Chico, Calif.-- Tonight, the Chico City Council will decide whether or not to approve Chico Unified School District's plans to put three police officers on the high school campuses this school year.
Pending the council's decision tonight, you'll probably be seeing a school resource officer here at all three high schools when school starts up next week.
Last May, the CUSD applied for a grant through the California Department of Justice Tobacco Law Enforcement Grant, so while we often think of tragic school shootings and preventing them when we hear about armed police on campus, this is actually driven by a push to educate kids about tobacco use and keep it off of campuses.

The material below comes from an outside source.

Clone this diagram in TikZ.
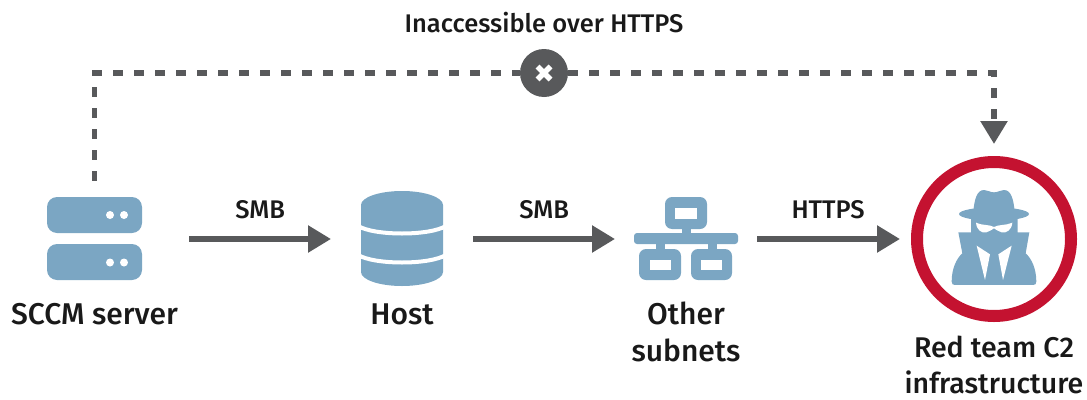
\documentclass[tikz,border=0pt]{standalone}
\usepackage{fontspec}
\setmainfont{Fira Sans}[UprightFont={* Medium}]
\usetikzlibrary{arrows.meta, positioning}
\definecolor{iconblue}{HTML}{7BA6C3}
\definecolor{arrowgray}{HTML}{58595B}
\definecolor{ringred}{HTML}{C41230}

\begin{document}
\begin{tikzpicture}[
			x=1pt, y=-1pt,
			iconbox/.style={inner sep=0pt, outer sep=0pt},
			bigtext/.style={align=center, inner sep=0pt, text=black!90, font=\fontsize{30}{37}\selectfont},
			smalltext/.style={inner sep=0pt, text=black!90, font=\fontsize{25.5}{30}\selectfont},
			conn/.style={-{Triangle[length=23pt,width=26pt]}, arrowgray, line width=5.5pt},
			dashconn/.style={arrowgray, line width=5.5pt, dash pattern=on 10pt off 11pt},
			part/.style={fill=iconblue, draw=none},
			hole/.style={fill=white, draw=none}
			]
			\useasboundingbox (0,0) rectangle (1087,399);
			
			% Icon places
			\node[iconbox, minimum width=95pt, minimum height=83pt] (server) at (94.5,239) {};
			\node[iconbox, minimum width=82pt, minimum height=95pt] (host) at (402,239) {};
			\node[iconbox, minimum width=104pt, minimum height=83pt] (subnets) at (686,239) {};
			\node[iconbox, circle, draw=ringred, line width=12pt, minimum size=154pt] (redteam) at (994,239) {};
			\node[iconbox, circle, fill=arrowgray, minimum size=48pt] (blocked) at (544,73) {};
			
			% Labels
			\node[bigtext, below=23pt of server] (serverlabel) {SCCM server};
			\node[bigtext, below=17pt of host] (hostlabel) {Host};
			\node[bigtext, below=21pt of subnets] (subnetslabel) {Other\\subnets};
			\node[bigtext, font=\fontsize{28.5}{36}\selectfont, below=20pt of redteam] (redteamlabel) {Red team C2\\infrastructure};
			\node[smalltext, above=16pt of blocked] (blockedlabel) {Inaccessible over HTTPS};
			
			% Server
			\fill[part, rounded corners=10pt] (47,197) rectangle (142,233);
			\fill[part, rounded corners=10pt] (47,244) rectangle (142,280);
			\foreach \dotx in {110,124} {
				\fill[white] (\dotx,215) circle (4pt);
				\fill[white] (\dotx,262.5) circle (4pt);
			}
			
			% Host
			\fill[part] (361,205) arc[start angle=180, end angle=360, x radius=41, y radius=14]
				-- (443,272) arc[start angle=0, end angle=180, x radius=41, y radius=14] -- cycle;
			\draw[white, line width=4pt] (358,226) .. controls (375,236) and (429,236) .. (446,226);
			\draw[white, line width=4pt] (358,255) .. controls (375,265) and (429,265) .. (446,255);
			
			% Other subnets
			\fill[part, rounded corners=3pt] (634,233) rectangle (738,244);
			\fill[part] (682,225) rectangle (691,238);
			\fill[part] (655.5,240) rectangle (664.5,252);
			\fill[part] (707.5,240) rectangle (716.5,252);
			\fill[part, rounded corners=7pt] (665,197) rectangle (707,229);
			\fill[part, rounded corners=7pt] (639,249) rectangle (681,280);
			\fill[part, rounded corners=7pt] (691,249) rectangle (732,280);
			\fill[hole] (675,208) rectangle (697,219);
			\fill[hole] (650,260) rectangle (671,270);
			\fill[hole] (701,260) rectangle (722,270);
			
			% Spy
			\begin{scope}[shift={(945,185)}, scale=0.3333]
				\fill[part] (147,87) ellipse [x radius=105, y radius=20];
				\fill[part] (85,80) .. controls (88,45) and (95,15) .. (117,15)
					.. controls (127,15) and (135,22) .. (147,22)
					.. controls (159,22) and (167,15) .. (177,15)
					.. controls (199,15) and (206,45) .. (209,80) -- cycle;
				\fill[part] (78,100) -- (78,142) -- (40,142) -- (52,205)
					.. controls (35,220) and (20,250) .. (20,290)
					.. controls (20,297) and (23,300) .. (30,300) -- (264,300)
					.. controls (271,300) and (274,297) .. (274,290)
					.. controls (274,250) and (259,220) .. (242,205)
					-- (253,142) -- (218,142) -- (218,100) -- cycle;
				\fill[hole] (93,113) .. controls (110,122) and (135,118) .. (147,126)
					.. controls (159,118) and (184,122) .. (202,113)
					.. controls (200,135) and (185,145) .. (170,142)
					.. controls (160,140) and (153,133) .. (147,130)
					.. controls (141,133) and (134,140) .. (124,142)
					.. controls (109,145) and (95,135) .. (93,113) -- cycle;
				\fill[hole] (95,182) -- (135,208) -- (120,285) -- cycle;
				\fill[hole] (200,182) -- (160,208) -- (174,285) -- cycle;
			\end{scope}
			
			% Cross
			\draw[white, line width=5.5pt] (blocked.center) +(-6.5,-6.5) -- +(6.5,6.5);
			\draw[white, line width=5.5pt] (blocked.center) +(-6.5,6.5) -- +(6.5,-6.5);
			
			% Arrows
			\draw[conn, shorten <=47pt, shorten >=30pt] (server) -- (host) node[pos=0.54, above=17pt, smalltext] (smbone) {SMB};
			\draw[conn, shorten <=30pt, shorten >=19pt] (host) -- (subnets) node[pos=0.53, above=17pt, smalltext] (smbtwo) {SMB};
			\draw[conn, shorten <=19pt, shorten >=17pt] (subnets) -- (redteam) node[pos=0.503, above=17pt, smalltext] (https) {HTTPS};
			
			\draw[dashconn, shorten <=17pt] (server.north) |- (blocked.west);
			\draw[dashconn, shorten >=18pt, -{Triangle[length=23pt,width=26pt]}] (blocked.east) -| (redteam.north);
			
		\end{tikzpicture}
\end{document}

Tonight, Chico's Police Chief Mike O'Brien is advocating for the move - these resource officers would be under his department.
"The last main hurdle will be council - I think they'll be supportive, we're talking over 1.5 million dollars - to support this porgram. We know the importance of that, I think council knows the importance of that, and I think it will be a slam dunk ... the mere presence of those officers, that will be beneficial for our schools and school safety," said O'Brien.
The school board has already approved receipt of the grant as of July, and the chief says he already has people lined up to start in these positions, one of his Sergeants and two officers and already ready to go, and then they'll back fill those positions.
They can apply for a grant extension in 2020, meaning the new positions will be secured for several more years.
Also on the agenda tonight is a plan to build a new Enloe facility on East Avenue.
Another tem is considering an appeal from businesses owners of a plan to open a Subway drive-thru restaurant on Nord and West Sacramento Avenues.
The space here where the city zoning administrator approved a place to create a horseshoe drive-thru for a Subway restaurant.
But neighboring businesses do not like this idea and they're presenting their concerns to City Council tonight.
The biggest problem they have, is that they believe that the area is just so small that it will cut into parking, congest traffic at the intersection and block their delivery trucks.\
"I welcome urban renewal, I welcome this buyer, it's going to create new business for all of us - but the drive-thru is going to create huge challenges, they're not going ot have the time of the tolerance when there's a hug line of cars backed up to the stoplight to come to our businesses," said Kona's owner Dave Whyte.
Since we first reported on this, a historical and architectural review board has reviewed the site here, and the city Community Development Director is asking that Council deny the appeal, saying the businesses don't have any legal rights to more than half a dozen parking spots each, and they have no guarantees of delivery truck access to the rear.
Some council members feel this will be on ongoing discussion.
Other important matters before City Council tonight include the continuing battle over the fate of Chico Scrap Metal.